▶ _DO THIS_
Write out again exactly the lines from the one containing "Clone this chart in Plotly." through the one containing "return (x - L) / (R - L)", both included, and omit the pictures.
>>>
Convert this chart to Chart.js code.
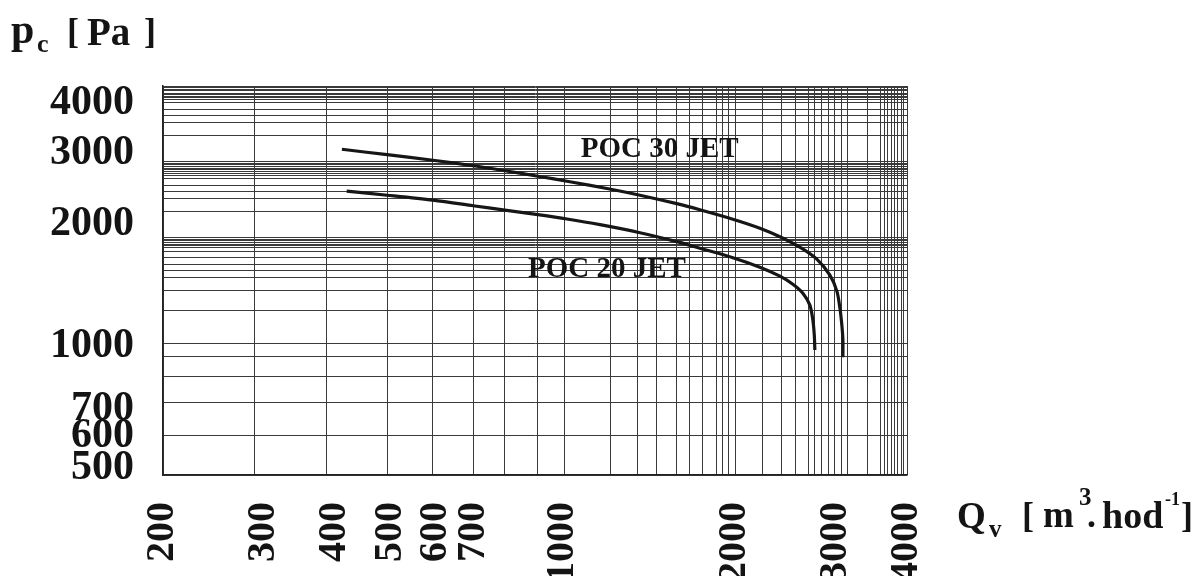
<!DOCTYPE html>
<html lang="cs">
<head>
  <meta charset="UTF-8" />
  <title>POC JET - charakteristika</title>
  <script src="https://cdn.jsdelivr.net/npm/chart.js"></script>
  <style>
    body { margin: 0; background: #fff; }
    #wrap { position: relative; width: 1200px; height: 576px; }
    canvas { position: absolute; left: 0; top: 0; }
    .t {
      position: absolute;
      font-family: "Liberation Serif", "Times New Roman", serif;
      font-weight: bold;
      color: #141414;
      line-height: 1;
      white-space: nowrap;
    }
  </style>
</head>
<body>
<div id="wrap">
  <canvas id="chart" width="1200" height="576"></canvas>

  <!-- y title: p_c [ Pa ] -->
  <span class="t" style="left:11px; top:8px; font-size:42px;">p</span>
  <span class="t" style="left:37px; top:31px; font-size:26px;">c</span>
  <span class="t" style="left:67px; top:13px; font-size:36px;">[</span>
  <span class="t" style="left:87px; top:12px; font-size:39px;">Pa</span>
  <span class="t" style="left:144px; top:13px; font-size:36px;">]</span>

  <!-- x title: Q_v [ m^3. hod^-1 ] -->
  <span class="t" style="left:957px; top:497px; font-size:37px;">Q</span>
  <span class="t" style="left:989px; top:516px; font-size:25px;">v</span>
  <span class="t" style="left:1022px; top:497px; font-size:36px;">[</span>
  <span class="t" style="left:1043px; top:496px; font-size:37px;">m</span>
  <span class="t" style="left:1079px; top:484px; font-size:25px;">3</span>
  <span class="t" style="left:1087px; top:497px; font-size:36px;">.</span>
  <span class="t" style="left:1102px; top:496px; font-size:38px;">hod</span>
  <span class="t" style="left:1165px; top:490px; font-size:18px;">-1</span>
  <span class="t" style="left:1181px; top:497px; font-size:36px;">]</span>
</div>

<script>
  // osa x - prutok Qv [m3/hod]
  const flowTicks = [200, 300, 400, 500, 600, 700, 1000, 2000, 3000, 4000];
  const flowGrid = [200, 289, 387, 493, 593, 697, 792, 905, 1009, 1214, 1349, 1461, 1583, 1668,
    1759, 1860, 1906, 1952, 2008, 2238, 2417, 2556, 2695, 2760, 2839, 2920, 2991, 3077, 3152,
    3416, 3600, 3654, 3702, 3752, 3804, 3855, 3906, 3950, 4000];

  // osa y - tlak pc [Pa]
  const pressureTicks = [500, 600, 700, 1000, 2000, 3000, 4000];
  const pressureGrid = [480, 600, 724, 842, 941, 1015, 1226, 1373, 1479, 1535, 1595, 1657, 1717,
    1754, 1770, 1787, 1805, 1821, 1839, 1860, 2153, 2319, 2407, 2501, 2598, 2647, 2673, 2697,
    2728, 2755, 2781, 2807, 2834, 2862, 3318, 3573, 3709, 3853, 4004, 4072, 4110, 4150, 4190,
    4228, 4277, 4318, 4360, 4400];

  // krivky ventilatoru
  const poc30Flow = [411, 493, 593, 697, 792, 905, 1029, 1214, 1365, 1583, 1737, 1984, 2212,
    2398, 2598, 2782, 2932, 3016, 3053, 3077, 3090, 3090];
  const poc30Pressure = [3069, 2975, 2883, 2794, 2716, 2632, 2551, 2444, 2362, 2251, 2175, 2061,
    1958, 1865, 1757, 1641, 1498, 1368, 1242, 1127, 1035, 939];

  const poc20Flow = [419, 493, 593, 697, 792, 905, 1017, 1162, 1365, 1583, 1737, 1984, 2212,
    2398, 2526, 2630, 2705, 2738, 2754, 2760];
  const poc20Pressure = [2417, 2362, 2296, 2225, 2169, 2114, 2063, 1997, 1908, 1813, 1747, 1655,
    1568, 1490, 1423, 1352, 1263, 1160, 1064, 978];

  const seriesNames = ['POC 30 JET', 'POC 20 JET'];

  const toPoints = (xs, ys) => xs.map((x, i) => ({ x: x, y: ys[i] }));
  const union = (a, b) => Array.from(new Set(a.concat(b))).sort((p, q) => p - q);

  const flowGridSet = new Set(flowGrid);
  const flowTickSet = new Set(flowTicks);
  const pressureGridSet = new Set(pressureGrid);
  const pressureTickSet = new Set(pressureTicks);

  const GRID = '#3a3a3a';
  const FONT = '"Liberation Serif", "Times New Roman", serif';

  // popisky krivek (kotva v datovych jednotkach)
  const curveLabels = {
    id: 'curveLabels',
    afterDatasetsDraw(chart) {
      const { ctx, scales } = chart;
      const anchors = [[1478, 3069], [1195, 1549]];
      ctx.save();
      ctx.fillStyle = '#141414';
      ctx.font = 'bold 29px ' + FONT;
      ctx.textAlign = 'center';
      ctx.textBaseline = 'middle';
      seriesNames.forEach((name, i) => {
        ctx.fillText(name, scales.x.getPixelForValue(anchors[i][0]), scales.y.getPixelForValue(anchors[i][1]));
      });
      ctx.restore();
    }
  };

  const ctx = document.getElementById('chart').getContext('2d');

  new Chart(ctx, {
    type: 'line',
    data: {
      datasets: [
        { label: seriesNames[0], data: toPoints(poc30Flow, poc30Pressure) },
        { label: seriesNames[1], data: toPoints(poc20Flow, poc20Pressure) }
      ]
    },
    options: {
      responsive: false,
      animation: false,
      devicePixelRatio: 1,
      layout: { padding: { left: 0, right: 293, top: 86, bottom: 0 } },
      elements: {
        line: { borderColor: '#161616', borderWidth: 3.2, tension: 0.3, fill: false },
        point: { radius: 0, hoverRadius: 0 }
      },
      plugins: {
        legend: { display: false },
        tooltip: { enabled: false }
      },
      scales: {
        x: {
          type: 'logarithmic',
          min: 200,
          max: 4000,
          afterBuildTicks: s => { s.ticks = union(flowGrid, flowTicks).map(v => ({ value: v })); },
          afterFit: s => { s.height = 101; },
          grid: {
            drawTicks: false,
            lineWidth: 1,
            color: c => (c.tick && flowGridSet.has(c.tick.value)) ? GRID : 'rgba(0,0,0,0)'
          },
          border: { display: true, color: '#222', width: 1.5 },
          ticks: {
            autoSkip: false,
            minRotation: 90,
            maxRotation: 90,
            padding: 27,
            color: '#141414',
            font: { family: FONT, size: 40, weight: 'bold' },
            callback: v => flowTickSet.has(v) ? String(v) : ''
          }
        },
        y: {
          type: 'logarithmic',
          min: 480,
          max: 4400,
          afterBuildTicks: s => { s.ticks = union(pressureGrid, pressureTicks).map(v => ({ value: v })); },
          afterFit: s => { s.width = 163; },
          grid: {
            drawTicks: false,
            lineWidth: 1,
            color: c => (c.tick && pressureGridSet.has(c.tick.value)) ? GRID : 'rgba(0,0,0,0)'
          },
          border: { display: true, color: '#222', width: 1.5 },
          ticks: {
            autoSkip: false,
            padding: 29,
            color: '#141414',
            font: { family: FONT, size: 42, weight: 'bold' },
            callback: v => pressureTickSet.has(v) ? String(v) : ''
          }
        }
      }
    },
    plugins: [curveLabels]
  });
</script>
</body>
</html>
<<<
>>>
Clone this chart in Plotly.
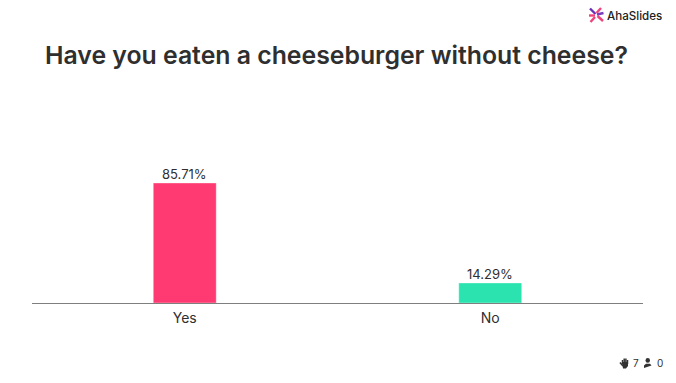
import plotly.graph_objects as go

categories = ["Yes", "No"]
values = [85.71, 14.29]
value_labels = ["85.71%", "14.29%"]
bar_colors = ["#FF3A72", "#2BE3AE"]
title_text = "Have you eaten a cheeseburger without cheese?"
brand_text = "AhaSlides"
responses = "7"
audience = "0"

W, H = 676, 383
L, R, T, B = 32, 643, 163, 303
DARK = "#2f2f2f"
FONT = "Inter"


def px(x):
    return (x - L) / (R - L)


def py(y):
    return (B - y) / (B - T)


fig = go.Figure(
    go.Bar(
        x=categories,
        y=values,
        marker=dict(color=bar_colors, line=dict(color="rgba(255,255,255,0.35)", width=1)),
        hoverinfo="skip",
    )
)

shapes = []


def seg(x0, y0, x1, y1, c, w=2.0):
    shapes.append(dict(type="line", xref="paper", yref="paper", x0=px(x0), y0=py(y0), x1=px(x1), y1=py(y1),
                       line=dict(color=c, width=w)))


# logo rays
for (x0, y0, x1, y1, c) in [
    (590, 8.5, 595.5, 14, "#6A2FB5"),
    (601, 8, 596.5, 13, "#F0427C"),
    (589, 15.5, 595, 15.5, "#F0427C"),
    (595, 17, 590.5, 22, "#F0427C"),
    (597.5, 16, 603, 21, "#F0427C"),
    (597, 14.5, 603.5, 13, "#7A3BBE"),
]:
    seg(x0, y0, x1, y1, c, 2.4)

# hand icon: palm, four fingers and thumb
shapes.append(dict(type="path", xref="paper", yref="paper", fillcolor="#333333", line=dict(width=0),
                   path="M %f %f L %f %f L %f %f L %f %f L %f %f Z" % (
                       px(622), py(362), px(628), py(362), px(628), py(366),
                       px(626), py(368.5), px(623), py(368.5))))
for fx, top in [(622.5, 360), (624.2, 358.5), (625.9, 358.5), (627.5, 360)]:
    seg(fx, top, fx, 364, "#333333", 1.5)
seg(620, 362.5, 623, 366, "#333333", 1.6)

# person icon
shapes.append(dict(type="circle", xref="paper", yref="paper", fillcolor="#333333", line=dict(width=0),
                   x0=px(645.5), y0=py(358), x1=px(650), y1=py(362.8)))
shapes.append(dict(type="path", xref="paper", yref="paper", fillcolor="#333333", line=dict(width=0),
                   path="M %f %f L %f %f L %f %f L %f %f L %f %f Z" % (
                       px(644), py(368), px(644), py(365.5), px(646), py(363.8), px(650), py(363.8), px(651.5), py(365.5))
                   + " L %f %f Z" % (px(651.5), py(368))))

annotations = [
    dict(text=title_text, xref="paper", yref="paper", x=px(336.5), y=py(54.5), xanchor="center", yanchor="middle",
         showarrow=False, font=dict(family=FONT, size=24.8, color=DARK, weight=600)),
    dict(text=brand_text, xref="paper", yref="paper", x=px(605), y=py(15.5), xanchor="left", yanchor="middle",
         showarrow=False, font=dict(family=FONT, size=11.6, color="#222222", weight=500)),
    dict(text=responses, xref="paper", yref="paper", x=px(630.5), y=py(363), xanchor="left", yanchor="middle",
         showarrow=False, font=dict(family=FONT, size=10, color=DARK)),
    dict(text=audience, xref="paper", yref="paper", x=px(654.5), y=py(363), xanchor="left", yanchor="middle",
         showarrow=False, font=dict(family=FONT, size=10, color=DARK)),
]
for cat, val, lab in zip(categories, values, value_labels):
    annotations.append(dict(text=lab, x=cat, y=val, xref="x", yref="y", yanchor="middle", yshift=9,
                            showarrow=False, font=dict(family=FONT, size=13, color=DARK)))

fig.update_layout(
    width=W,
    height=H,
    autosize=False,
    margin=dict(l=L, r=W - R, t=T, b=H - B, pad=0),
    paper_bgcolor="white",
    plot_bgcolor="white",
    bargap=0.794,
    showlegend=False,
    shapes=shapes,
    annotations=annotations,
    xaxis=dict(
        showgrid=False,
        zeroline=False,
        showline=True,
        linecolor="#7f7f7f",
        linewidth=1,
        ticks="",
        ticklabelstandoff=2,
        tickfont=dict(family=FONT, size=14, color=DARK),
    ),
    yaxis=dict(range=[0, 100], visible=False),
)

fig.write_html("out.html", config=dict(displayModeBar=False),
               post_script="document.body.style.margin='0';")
<<<
▶ _TASK RESPONSE_
Clone this chart in Plotly.
import plotly.graph_objects as go

categories = ["Yes", "No"]
values = [85.71, 14.29]
value_labels = ["85.71%", "14.29%"]
bar_colors = ["#FF3A72", "#2BE3AE"]
title_text = "Have you eaten a cheeseburger without cheese?"
brand_text = "AhaSlides"
responses = "7"
audience = "0"

W, H = 676, 383
L, R, T, B = 32, 643, 163, 303
DARK = "#2f2f2f"
FONT = "Inter"


def px(x):
    return (x - L) / (R - L)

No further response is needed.